- _What you are asked to do_
From the entries below, list each line with "Emit".
--*--
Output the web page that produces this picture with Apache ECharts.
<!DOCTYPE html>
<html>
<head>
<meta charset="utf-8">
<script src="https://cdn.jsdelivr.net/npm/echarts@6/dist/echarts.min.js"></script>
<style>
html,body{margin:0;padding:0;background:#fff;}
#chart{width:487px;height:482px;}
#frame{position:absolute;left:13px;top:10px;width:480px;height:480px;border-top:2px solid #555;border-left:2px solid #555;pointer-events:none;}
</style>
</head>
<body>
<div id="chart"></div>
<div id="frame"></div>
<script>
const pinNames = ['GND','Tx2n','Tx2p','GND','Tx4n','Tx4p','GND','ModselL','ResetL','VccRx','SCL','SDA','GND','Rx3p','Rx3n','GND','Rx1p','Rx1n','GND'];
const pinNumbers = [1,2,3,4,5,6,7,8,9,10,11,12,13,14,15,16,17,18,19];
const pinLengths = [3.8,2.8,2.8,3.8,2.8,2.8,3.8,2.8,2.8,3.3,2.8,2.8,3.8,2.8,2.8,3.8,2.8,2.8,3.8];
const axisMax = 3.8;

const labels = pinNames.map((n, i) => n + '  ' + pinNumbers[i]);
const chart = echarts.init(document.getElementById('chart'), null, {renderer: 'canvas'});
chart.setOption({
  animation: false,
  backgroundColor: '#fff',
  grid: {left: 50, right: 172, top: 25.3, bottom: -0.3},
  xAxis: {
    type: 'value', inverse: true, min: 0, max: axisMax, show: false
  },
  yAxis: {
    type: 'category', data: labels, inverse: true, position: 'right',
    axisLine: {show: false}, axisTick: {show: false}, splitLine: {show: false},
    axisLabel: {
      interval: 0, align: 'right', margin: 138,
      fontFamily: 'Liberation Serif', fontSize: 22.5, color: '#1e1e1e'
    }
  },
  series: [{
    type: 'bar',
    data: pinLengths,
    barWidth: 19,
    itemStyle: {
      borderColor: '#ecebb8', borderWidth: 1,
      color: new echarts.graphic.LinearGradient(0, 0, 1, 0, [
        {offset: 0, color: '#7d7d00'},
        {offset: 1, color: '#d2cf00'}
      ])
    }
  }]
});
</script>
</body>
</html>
--*--
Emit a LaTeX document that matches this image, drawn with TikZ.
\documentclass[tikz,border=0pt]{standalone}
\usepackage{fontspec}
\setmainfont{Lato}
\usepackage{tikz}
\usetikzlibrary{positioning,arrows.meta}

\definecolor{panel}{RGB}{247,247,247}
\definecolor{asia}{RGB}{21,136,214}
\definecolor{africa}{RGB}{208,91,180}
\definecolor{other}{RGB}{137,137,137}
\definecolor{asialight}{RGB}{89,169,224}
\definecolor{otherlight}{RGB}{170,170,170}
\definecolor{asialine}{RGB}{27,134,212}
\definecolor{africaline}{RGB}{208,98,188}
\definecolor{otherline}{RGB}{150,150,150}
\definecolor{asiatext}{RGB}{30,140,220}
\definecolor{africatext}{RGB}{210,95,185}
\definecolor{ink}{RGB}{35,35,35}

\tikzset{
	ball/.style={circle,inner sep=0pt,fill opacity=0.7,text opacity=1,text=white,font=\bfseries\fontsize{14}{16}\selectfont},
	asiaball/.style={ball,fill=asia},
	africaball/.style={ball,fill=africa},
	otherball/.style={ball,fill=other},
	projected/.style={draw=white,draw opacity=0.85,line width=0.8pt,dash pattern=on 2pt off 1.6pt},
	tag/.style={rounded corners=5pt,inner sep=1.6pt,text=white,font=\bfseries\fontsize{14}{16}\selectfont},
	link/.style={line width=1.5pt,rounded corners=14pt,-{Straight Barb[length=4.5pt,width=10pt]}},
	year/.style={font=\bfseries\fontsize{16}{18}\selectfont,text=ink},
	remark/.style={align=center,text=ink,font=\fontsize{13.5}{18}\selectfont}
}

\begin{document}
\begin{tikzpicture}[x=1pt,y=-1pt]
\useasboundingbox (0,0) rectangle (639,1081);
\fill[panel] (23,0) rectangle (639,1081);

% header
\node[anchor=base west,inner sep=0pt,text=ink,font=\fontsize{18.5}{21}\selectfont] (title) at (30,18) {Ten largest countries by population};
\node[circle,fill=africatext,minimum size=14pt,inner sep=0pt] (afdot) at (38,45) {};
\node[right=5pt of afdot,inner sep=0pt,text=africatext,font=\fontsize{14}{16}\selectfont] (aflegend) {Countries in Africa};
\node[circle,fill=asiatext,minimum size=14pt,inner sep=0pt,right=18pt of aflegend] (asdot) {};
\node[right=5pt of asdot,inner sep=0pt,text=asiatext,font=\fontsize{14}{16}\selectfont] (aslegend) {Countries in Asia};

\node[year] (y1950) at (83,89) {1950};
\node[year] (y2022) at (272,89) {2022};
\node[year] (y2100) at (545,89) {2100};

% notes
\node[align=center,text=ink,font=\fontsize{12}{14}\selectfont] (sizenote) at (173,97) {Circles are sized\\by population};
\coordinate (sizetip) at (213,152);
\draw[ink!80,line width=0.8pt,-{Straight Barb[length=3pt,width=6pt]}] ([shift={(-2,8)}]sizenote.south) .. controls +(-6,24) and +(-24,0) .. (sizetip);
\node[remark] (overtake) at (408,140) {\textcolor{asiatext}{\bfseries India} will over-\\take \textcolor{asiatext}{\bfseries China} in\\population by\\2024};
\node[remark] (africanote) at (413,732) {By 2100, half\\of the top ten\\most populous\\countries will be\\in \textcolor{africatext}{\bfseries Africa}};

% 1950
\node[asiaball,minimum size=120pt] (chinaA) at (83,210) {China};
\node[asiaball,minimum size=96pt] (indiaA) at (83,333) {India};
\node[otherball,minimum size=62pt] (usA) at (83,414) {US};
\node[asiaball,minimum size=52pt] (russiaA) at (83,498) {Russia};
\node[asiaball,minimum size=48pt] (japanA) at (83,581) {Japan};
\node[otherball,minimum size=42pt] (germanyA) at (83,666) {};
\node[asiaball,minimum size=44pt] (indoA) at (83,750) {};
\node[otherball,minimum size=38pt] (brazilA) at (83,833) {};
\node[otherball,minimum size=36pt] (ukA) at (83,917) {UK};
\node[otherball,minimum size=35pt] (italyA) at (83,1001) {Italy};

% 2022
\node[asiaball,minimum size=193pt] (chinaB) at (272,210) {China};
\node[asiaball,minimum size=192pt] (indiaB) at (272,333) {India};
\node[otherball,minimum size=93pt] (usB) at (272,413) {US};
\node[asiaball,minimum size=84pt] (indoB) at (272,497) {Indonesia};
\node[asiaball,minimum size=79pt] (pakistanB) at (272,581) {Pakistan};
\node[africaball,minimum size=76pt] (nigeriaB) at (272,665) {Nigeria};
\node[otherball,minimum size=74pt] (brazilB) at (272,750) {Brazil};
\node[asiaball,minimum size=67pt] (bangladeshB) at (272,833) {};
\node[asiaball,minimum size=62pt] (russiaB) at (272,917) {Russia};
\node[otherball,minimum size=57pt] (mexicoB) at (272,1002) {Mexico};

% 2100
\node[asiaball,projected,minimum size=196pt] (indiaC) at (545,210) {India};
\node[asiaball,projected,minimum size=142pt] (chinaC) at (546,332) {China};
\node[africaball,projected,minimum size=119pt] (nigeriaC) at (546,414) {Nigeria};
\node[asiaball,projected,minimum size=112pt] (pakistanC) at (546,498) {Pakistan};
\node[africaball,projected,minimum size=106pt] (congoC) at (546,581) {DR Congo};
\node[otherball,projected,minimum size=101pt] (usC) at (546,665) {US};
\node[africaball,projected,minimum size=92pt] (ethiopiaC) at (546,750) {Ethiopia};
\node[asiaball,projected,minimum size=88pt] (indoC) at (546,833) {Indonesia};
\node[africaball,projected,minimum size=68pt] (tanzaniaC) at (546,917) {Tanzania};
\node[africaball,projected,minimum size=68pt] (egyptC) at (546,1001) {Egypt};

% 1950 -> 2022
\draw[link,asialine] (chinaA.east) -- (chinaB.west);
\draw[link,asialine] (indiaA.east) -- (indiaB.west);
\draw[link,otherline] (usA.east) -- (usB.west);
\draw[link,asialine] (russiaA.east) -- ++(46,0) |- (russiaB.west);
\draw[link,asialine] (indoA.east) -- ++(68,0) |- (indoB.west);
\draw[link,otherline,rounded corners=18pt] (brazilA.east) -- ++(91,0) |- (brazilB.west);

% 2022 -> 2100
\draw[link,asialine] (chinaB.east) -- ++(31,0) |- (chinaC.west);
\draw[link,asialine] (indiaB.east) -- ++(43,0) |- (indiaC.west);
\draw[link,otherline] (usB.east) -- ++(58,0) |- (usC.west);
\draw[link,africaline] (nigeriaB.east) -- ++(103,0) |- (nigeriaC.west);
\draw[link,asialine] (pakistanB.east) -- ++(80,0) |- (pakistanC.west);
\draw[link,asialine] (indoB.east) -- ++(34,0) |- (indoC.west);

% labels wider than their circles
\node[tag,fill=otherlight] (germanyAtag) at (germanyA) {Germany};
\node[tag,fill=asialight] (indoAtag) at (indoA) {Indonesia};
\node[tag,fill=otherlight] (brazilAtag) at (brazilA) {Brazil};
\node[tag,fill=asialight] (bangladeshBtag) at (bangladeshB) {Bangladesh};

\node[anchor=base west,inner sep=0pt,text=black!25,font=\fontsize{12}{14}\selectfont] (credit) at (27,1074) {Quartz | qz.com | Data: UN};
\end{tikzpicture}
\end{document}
--*--
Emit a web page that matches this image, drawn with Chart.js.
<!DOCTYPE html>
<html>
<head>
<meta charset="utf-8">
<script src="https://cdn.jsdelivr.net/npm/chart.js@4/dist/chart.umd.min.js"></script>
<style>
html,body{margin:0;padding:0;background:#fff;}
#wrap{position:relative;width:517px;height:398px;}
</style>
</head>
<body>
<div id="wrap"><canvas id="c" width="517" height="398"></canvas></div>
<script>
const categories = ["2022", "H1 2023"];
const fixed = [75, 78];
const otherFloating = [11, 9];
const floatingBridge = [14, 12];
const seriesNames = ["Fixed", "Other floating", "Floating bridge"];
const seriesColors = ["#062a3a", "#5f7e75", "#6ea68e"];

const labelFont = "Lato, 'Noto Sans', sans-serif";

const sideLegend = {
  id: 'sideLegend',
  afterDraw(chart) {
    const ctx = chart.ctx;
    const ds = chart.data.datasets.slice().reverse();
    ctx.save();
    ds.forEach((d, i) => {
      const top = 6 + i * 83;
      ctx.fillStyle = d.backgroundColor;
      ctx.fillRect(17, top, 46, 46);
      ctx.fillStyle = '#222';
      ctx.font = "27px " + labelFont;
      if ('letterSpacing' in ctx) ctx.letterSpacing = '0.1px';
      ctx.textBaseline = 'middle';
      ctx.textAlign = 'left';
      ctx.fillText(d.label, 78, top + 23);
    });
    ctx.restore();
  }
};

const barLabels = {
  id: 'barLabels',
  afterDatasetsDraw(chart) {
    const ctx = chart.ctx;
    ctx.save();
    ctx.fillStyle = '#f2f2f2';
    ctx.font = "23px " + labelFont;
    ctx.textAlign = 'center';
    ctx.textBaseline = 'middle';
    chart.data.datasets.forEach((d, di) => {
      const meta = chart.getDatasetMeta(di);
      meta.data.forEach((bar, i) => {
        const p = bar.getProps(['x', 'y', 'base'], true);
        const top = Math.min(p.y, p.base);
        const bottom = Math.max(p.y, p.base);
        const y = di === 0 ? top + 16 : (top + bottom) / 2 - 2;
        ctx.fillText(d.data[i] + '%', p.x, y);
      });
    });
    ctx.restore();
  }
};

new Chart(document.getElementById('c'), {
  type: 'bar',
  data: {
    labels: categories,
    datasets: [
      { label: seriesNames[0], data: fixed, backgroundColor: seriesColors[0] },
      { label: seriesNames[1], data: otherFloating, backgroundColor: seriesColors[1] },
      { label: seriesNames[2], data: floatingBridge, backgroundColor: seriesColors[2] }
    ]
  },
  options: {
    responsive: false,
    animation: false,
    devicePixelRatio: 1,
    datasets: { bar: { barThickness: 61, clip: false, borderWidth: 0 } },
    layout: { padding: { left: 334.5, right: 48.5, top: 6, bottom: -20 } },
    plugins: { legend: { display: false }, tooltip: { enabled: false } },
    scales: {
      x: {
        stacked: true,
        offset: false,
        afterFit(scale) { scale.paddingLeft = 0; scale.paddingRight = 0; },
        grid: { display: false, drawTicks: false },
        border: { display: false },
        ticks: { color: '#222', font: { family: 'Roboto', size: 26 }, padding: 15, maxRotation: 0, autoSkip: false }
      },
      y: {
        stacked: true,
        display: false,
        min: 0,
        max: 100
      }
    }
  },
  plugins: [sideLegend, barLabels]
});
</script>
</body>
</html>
--*--
- _Solution to this exercise_
Emit a LaTeX document that matches this image, drawn with TikZ.
Emit a web page that matches this image, drawn with Chart.js.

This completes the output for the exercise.